Predictive analytics requires structured data in general, so with this in mind. How does graph representation and graph analytics help with the unstructured data before or along with building predictive modeling? what are the trending Graph Database tools? What are the processing challenges with Graph databases compared to structured databases?
Graph representation and graph analytics is a huge help for that first step of understanding unstructured data. Unstructured data is information that isn’t arranged yet by patterns, trends, or any data model. Graph representations allows us to get a visual and draw initial conclusions and further predictions about the data we have in front of us.
Oracle, Neo4j, and Mark Logic are a couple trending graph database tools. We explored Neo4j a little bit in our previous course and it was neat to be able to see relationships and groups in the data we have.
In a graph database, the relationship among parts of our data are stored in the individual record level. Structured databases on the other hand uses these predefined structures to hold it all together. No standardized language is one of the biggest struggles. The other main issue is that sometimes graphs aren’t the best way to show and interpret things.
Graph databases allow a flexible schema or unstructured data to have linkages to different parts of the data. With easy expression of entities and relationships between data, graph databases make it easier for programmers, users and machines to understand the data and find insights. This deeper level of understanding is vital for successful machine learning initiatives, where context-based machine learning is becoming important for feature engineering, machine-based reasoning and inferencing.
What are the trending Graph Database tools?

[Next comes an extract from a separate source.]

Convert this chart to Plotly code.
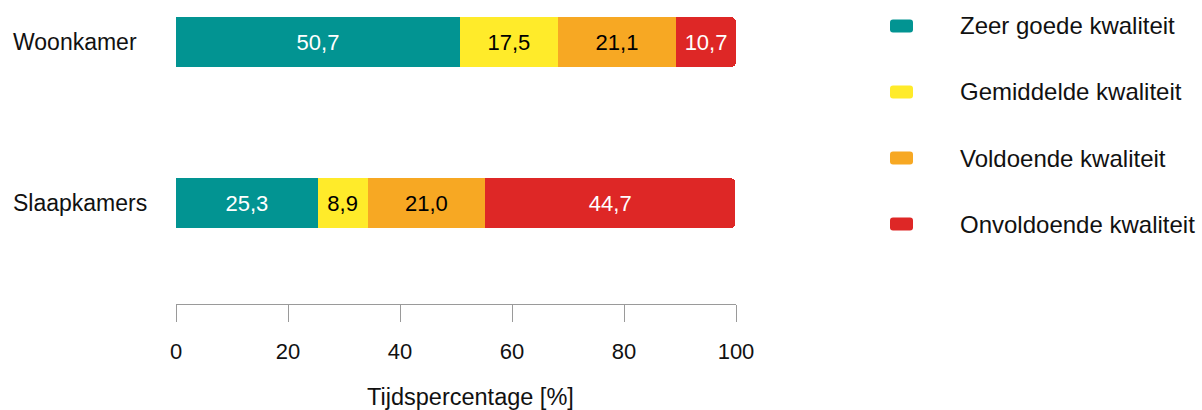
import plotly.graph_objects as go

categories = ["Woonkamer", "Slaapkamers"]
series_names = ["Zeer goede kwaliteit", "Gemiddelde kwaliteit", "Voldoende kwaliteit", "Onvoldoende kwaliteit"]
zeer_goed = [50.7, 25.3]
gemiddeld = [17.5, 8.9]
voldoende = [21.1, 21.0]
onvoldoende = [10.7, 44.7]
x_ticks = [0, 20, 40, 60, 80, 100]
x_title = "Tijdspercentage [%]"

series_values = [zeer_goed, gemiddeld, voldoende, onvoldoende]
colors = ["#029492", "#FFEB2A", "#F7A823", "#DE2726"]
text_colors = ["white", "black", "black", "white"]

FONT = "Liberation Sans, Arial, sans-serif"
W, H = 1202, 410
ML, MR, MT, MB = 176, 466, 0, 106
PW = W - ML - MR
PH = H - MT - MB

fig = go.Figure()
for name, vals, col, tc in zip(series_names, series_values, colors, text_colors):
    fig.add_trace(go.Bar(
        y=categories, x=vals, name=name, orientation="h",
        marker=dict(color=col, line=dict(width=0)),
        texttemplate="%{x:.1f}", textposition="inside", insidetextanchor="middle",
        textfont=dict(color=tc, size=22, family=FONT),
        width=0.31, showlegend=False, hoverinfo="skip",
    ))

# category labels (left aligned)
for c in categories:
    fig.add_annotation(text=c, x=(11 - ML) / PW, xref="paper", y=c, yref="y",
                       xanchor="left", yanchor="middle", showarrow=False,
                       font=dict(size=23, color="#111", family=FONT))

# custom legend with rounded markers
hw, hh, r = 11.5, 6.5, 3
rr = (f"M{-hw + r},{-hh} L{hw - r},{-hh} Q{hw},{-hh} {hw},{-hh + r} "
      f"L{hw},{hh - r} Q{hw},{hh} {hw - r},{hh} L{-hw + r},{hh} "
      f"Q{-hw},{hh} {-hw},{hh - r} L{-hw},{-hh + r} Q{-hw},{-hh} {-hw + r},{-hh} Z")
for i, (name, col) in enumerate(zip(series_names, colors)):
    yc = 26 + i * 66
    fig.add_shape(type="path", xref="paper", yref="paper",
                  xsizemode="pixel", ysizemode="pixel",
                  xanchor=(901.5 - ML) / PW, yanchor=1 - yc / PH,
                  path=rr, fillcolor=col, line=dict(width=0), layer="above")
    fig.add_annotation(text=name, xref="paper", yref="paper",
                       x=(958 - ML) / PW, y=1 - yc / PH, xanchor="left", yanchor="middle",
                       showarrow=False, font=dict(size=24, color="#111", family=FONT))

fig.add_annotation(text=x_title, xref="paper", yref="paper",
                   x=(470 - ML) / PW, y=1 - (397 - MT) / PH, xanchor="center", yanchor="middle",
                   showarrow=False, font=dict(size=23.5, color="#111", family=FONT))

fig.update_layout(
    width=W, height=H, margin=dict(l=ML, r=MR, t=MT, b=MB),
    barmode="stack", barcornerradius=5, separators=",.",
    plot_bgcolor="white", paper_bgcolor="white",
    font=dict(family=FONT, size=22, color="#111"),
    xaxis=dict(range=[0, 100], tickvals=x_ticks, showgrid=False, zeroline=False,
               showline=True, linecolor="#9a9a9a", linewidth=1,
               ticks="outside", ticklen=17, tickcolor="#9a9a9a", tickwidth=1,
               ticklabelstandoff=11, tickfont=dict(size=22, color="#111", family=FONT),
               fixedrange=True),
    yaxis=dict(categoryorder="array", categoryarray=categories[::-1],
               range=[-0.627, 1.261], showticklabels=False, showgrid=False,
               zeroline=False, showline=False, ticks="", fixedrange=True),
)

fig.write_html("out.html")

The top ten graph database tools are listed below from this website (Links to an external site.).
Neo4j, ArangoDB, Amazon Neptune, Dgraph, DataStax,OrientDB, FlockDB, Cassandra and Titan.
What are the processing challenges with Graph databases compared to structured databases?
Specialty graph data engineers are needed to process and model the data
Maintaining the consistency and relationships of the data
Writing graph data queries
Every query you write is not re-usable. If you have 10 questions you want answered from the data you have to write ten different queries
Graph analytics is actually built to analyze both structured and unstructured data.
As the name suggests, graph analytics is a graph model which represents entities and relationships. We see unstructured data in social media, mobile, the Internet, and the huge volume that needs to be processed in a fraction of seconds. This makes it difficult to make the data structured (like relational data) and define the proper semantic layer.
Using a graph database here like NoSQL makes it more accessible, and dynamic with a low cost for new data to be integrated into the existing system. It has the capability to process and retrieve a high volume of data from multiple sources. Due to high flexibility, it becomes more accessible to interlink data, derives meaningful analysis, and make better decisions. (Link (Links to an external site.))
Some of the trending Graph database tools are : (Link (Links to an external site.))
Neo4j: This we have covered in detail in the previous courses.
Since we are dealing with highly interconnected data of both structured and unstructured with any volume we face the below problems (Link (Links to an external site.))
1. To Maintain consistency of data
2. Modelling the interconnected data
3. Writing the graph query
From my previous program I knew about knowledge graphs and deep learning but I was unaware of graph analytics, which is similar to knowledge graphs. Knowledge graphs are three dimensional graphs with for example text graphs words are along two axes and the third axis provides the distance in meaning between the words. These graphs along with convolutional neural network models were used to develop original images and text based on data seeds (Chollet, 2018). The concept of utilizing graph analytics with predictive modeling is a similar methodology. The graph analytics can provide degree centrality, shortest or longest path, community Ids and pagerank results which are similar to the knowledge graph distance between word meanings and clustering algorithms.
The only Graph Database tool I have used is Neo4j. I have heard of Oracle Spatial and Graph. The following article provides ranking of current graph databases https://www.predictiveanalyticstoday.com/top-graph-databases/ (Links to an external site.). Their top ones are ArangoDB, Neo4j, OrientDB, and AllegroGraph (Predictive Analytics Today, 2022).
With my limited experience, the issues with graph databases are that they are resource intensive and consume a significant amount of time to run complex queries. For one of my queries, I needed 64 gigabytes of RAM and a week to run the code. However, their syntax for complicated queries is easier than using PL/SQL with cursor code. PL/SQL code that is tens of lines is just a couple of lines in Neo4j, but the tradeoff is the time to run the complex query.